The glazes of the East are particularly mystical and unmatched anywhere in the world. When Rosanjin met Chagall on his European trip in 1954, Chagall told Rosanjin, "the clays, the glazes, when those secrets become known over here, our ceramics will be works of art too." I wonder what Chagall would have said if he saw these two works. He might have just simply let out an "ahhhhh" for there is a beauty that goes beyond the spoken tongue.
The above guinomi is from one of the finest sake producing prefectures in all of Japan -- Yamagata. I have never been there, yet one day I shall taste a dewa sansan sake in a local tavern, and also visit the studio of Niwa Ryochi. He's the maker of this subtle mountain-landscape guinomi. Niwa works in the Hira-Shimizu style, becoming the 4th master of the Seiryu-gama (kiln) in 1950; he entered the kiln at age fourteen in 1946.
The inside of the guinomi is like a pure snowfield; light and airy, the mikomi* is almost a white beyond white -- something intensely pure (* mikomi means the "pool" inside the cup). The outside, with its smoky grays being overlapped by white creates a miniature handheld hanging scroll right out of the Muromachi period.
The tsutsugata (cylindrical) shape isn't too thin but perfect in its weight and balance.
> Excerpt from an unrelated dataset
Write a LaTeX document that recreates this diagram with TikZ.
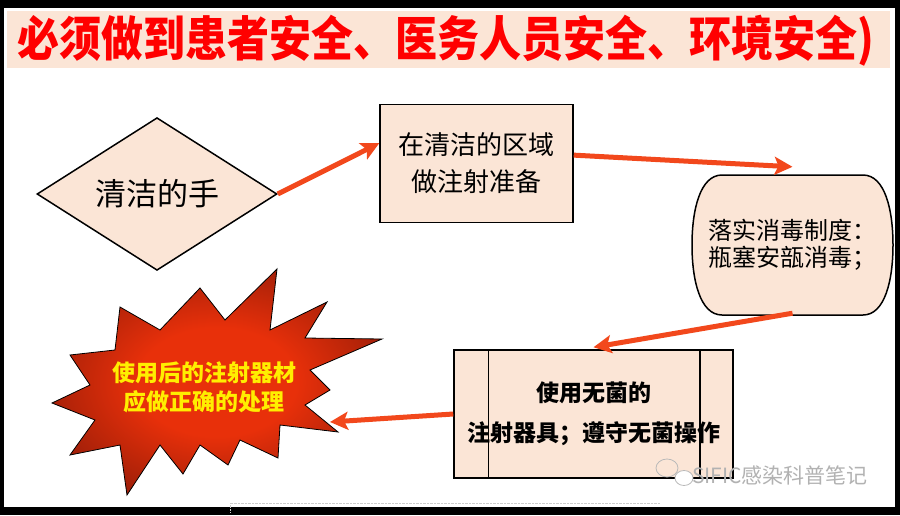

It's a guinomi I never tire of and I can't wait to get to Yamagata; maybe after the February snow melt. A good thing is that I know the snowy scene in this guinomi will never melt.
If the guinomi is showing outdoor landscapes, the tall tokkuri speaks of inner places. The glaze dances over the elegant form, sometimes in a straight black cascade, often breaking to show rusty red patches. The mind harbors memories like that as well covering some over, leaving some partly exposed, and letting others just sink to the bottom where we sometimes find out who we are. In this case, there is a stamp on the bottom so we can discover the maker; it says Kageaki. That would be Kato Kageaki (1899-1972), a twelfth generation Mino master. His grandson is now the fourteenth generation, Kato Yasukage.
Now if Chagall had seen this tokkuri I think he would have talked of the mystery of God; the western god in this sense. The tsubaki-de-like glaze (rusty reds and browns) hides emotions and memories that quite possibly only god might help one to understand. But then again in Japan, that god might be inside in a Zen Way.
There is a 1919 Chagall painting called Musician with Violin and the feeling is one of darkness and pleasure like the temperament on this Kato piece.
I'm sure Chagall would have loved to have sat down one night after painting and sip some sake from these two scenic pieces.